▶ _DIRECTIONS FOR THIS TASK_:
Set down the full listing exactly as given. Any pictures are to be left out.

▶ _GIVEN MATERIAL_:
==============================
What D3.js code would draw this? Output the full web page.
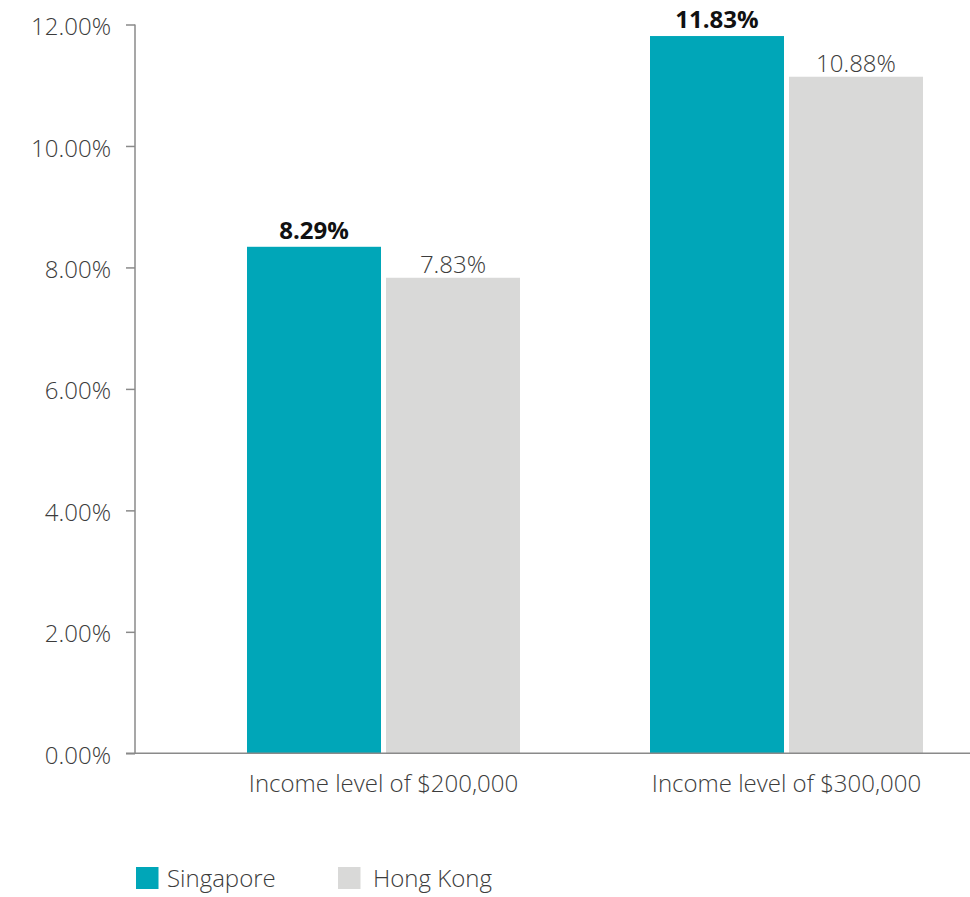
<!DOCTYPE html>
<html>
<head>
<meta charset="utf-8">
<script src="https://cdn.jsdelivr.net/npm/d3@7"></script>
<style>
  body { margin: 0; background: #fff; }
  svg text { font-family: "Open Sans", sans-serif; font-weight: 300; }
</style>
</head>
<body>
<svg></svg>
<script>
// data
var categories = ["Income level of $200,000", "Income level of $300,000"];
var seriesNames = ["Singapore", "Hong Kong"];
var singapore = [8.34, 11.81];
var hongKong = [7.83, 11.14];
var singaporeLabels = ["8.29%", "11.83%"];
var hongKongLabels = ["7.83%", "10.88%"];
var yTicks = [0, 2, 4, 6, 8, 10, 12];
var colors = ["#00a6b8", "#d9d9d8"];

window.onload = function () {
    var width = 970;
    var height = 897;
    var svg = d3.select("svg")
        .attr("width", width)
        .attr("height", height);

    var y = d3.scaleLinear()
        .domain([0, 12])
        .range([753.3, 24.5]);
    var x = d3.scaleBand()
        .domain(categories)
        .range([182, 988]);
    var xInner = d3.scaleBand()
        .domain(seriesNames)
        .range([0, 273])
        .paddingInner(0.036);

    // y axis
    var yAxis = svg.append("g")
        .attr("transform", "translate(135,0)")
        .call(d3.axisLeft(y).tickValues(yTicks).tickSize(9).tickPadding(15)
            .tickFormat(function (d) { return d3.format(".2f")(d) + "%"; }));
    yAxis.selectAll("path, line").attr("stroke", "#8a8a8a").attr("stroke-width", 1.5);
    yAxis.select("path").attr("d", "M0," + y(12) + "V" + y(0));
    yAxis.selectAll("text")
        .attr("fill", "#3c3c3c")
        .attr("font-size", "24px")
        .attr("dy", "0.42em");

    // bars
    var rows = categories.map(function (c, i) {
        return [
            { cat: c, name: seriesNames[0], value: singapore[i], label: singaporeLabels[i] },
            { cat: c, name: seriesNames[1], value: hongKong[i], label: hongKongLabels[i] }
        ];
    });
    var groups = svg.selectAll("g.group")
        .data(rows).enter()
        .append("g")
        .attr("class", "group")
        .attr("transform", function (d, i) {
            return "translate(" + (x(categories[i]) + x.bandwidth() / 2 - 273 / 2) + ",0)";
        });
    groups.selectAll("rect")
        .data(function (d) { return d; }).enter()
        .append("rect")
        .attr("x", function (d) { return xInner(d.name); })
        .attr("y", function (d) { return y(d.value); })
        .attr("width", xInner.bandwidth())
        .attr("height", function (d) { return y(0) - y(d.value); })
        .attr("fill", function (d, i) { return colors[i]; });
    groups.selectAll("text")
        .data(function (d) { return d; }).enter()
        .append("text")
        .attr("x", function (d) { return xInner(d.name) + xInner.bandwidth() / 2; })
        .attr("y", function (d, i) { return y(d.value) - (i == 0 ? 8 : 5); })
        .attr("text-anchor", "middle")
        .attr("font-size", function (d, i) { return i == 0 ? "24px" : "24px"; })
        .style("font-weight", function (d, i) { return i == 0 ? "bold" : "300"; })
        .attr("fill", function (d, i) { return i == 0 ? "#111" : "#3c3c3c"; })
        .text(function (d) { return d.label; });

    // x axis
    var xAxis = svg.append("g")
        .attr("transform", "translate(0," + y(0) + ")")
        .call(d3.axisBottom(x).tickSize(0).tickPadding(0));
    xAxis.select("path").attr("d", "M126,0H970").attr("stroke", "#8a8a8a").attr("stroke-width", 1.5);
    xAxis.selectAll("text")
        .attr("fill", "#3c3c3c")
        .attr("font-size", "24px")
        .attr("y", 38.5)
        .attr("dy", 0);

    // legend
    var legendX = [136, 338];
    var legend = svg.selectAll("g.legend")
        .data(seriesNames).enter()
        .append("g")
        .attr("class", "legend")
        .attr("transform", function (d, i) { return "translate(" + legendX[i] + ",867)"; });
    legend.append("rect")
        .attr("width", 22.5)
        .attr("height", 22)
        .attr("fill", function (d, i) { return colors[i]; });
    legend.append("text")
        .attr("x", function (d, i) { return i == 0 ? 31 : 35; })
        .attr("y", 19.5)
        .attr("font-size", "24px")
        .attr("fill", "#3c3c3c")
        .text(function (d) { return d; });
};
</script>
</body>
</html>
==============================
▶ _RESPONSE BELOW_:
What D3.js code would draw this? Output the full web page.
<!DOCTYPE html>
<html>
<head>
<meta charset="utf-8">
<script src="https://cdn.jsdelivr.net/npm/d3@7"></script>
<style>
  body { margin: 0; background: #fff; }
  svg text { font-family: "Open Sans", sans-serif; font-weight: 300; }
</style>
</head>
<body>
<svg></svg>
<script>
// data
var categories = ["Income level of $200,000", "Income level of $300,000"];
var seriesNames = ["Singapore", "Hong Kong"];
var singapore = [8.34, 11.81];
var hongKong = [7.83, 11.14];
var singaporeLabels = ["8.29%", "11.83%"];
var hongKongLabels = ["7.83%", "10.88%"];
var yTicks = [0, 2, 4, 6, 8, 10, 12];
var colors = ["#00a6b8", "#d9d9d8"];

window.onload = function () {
    var width = 970;
    var height = 897;
    var svg = d3.select("svg")
        .attr("width", width)
        .attr("height", height);

    var y = d3.scaleLinear()
        .domain([0, 12])
        .range([753.3, 24.5]);
    var x = d3.scaleBand()
        .domain(categories)
        .range([182, 988]);
    var xInner = d3.scaleBand()
        .domain(seriesNames)
        .range([0, 273])
        .paddingInner(0.036);

    // y axis
    var yAxis = svg.append("g")
        .attr("transform", "translate(135,0)")
        .call(d3.axisLeft(y).tickValues(yTicks).tickSize(9).tickPadding(15)
            .tickFormat(function (d) { return d3.format(".2f")(d) + "%"; }));
    yAxis.selectAll("path, line").attr("stroke", "#8a8a8a").attr("stroke-width", 1.5);
    yAxis.select("path").attr("d", "M0," + y(12) + "V" + y(0));
    yAxis.selectAll("text")
        .attr("fill", "#3c3c3c")
        .attr("font-size", "24px")
        .attr("dy", "0.42em");

    // bars
    var rows = categories.map(function (c, i) {
        return [
            { cat: c, name: seriesNames[0], value: singapore[i], label: singaporeLabels[i] },
            { cat: c, name: seriesNames[1], value: hongKong[i], label: hongKongLabels[i] }
        ];
    });
    var groups = svg.selectAll("g.group")
        .data(rows).enter()
        .append("g")
        .attr("class", "group")
        .attr("transform", function (d, i) {
            return "translate(" + (x(categories[i]) + x.bandwidth() / 2 - 273 / 2) + ",0)";
        });
    groups.selectAll("rect")
        .data(function (d) { return d; }).enter()
        .append("rect")
        .attr("x", function (d) { return xInner(d.name); })
        .attr("y", function (d) { return y(d.value); })
        .attr("width", xInner.bandwidth())
        .attr("height", function (d) { return y(0) - y(d.value); })
        .attr("fill", function (d, i) { return colors[i]; });
    groups.selectAll("text")
        .data(function (d) { return d; }).enter()
        .append("text")
        .attr("x", function (d) { return xInner(d.name) + xInner.bandwidth() / 2; })
        .attr("y", function (d, i) { return y(d.value) - (i == 0 ? 8 : 5); })
        .attr("text-anchor", "middle")
        .attr("font-size", function (d, i) { return i == 0 ? "24px" : "24px"; })
        .style("font-weight", function (d, i) { return i == 0 ? "bold" : "300"; })
        .attr("fill", function (d, i) { return i == 0 ? "#111" : "#3c3c3c"; })
        .text(function (d) { return d.label; });

    // x axis
    var xAxis = svg.append("g")
        .attr("transform", "translate(0," + y(0) + ")")
        .call(d3.axisBottom(x).tickSize(0).tickPadding(0));
    xAxis.select("path").attr("d", "M126,0H970").attr("stroke", "#8a8a8a").attr("stroke-width", 1.5);
    xAxis.selectAll("text")
        .attr("fill", "#3c3c3c")
        .attr("font-size", "24px")
        .attr("y", 38.5)
        .attr("dy", 0);

    // legend
    var legendX = [136, 338];
    var legend = svg.selectAll("g.legend")
        .data(seriesNames).enter()
        .append("g")
        .attr("class", "legend")
        .attr("transform", function (d, i) { return "translate(" + legendX[i] + ",867)"; });
    legend.append("rect")
        .attr("width", 22.5)
        .attr("height", 22)
        .attr("fill", function (d, i) { return colors[i]; });
    legend.append("text")
        .attr("x", function (d, i) { return i == 0 ? 31 : 35; })
        .attr("y", 19.5)
        .attr("font-size", "24px")
        .attr("fill", "#3c3c3c")
        .text(function (d) { return d; });
};
</script>
</body>
</html>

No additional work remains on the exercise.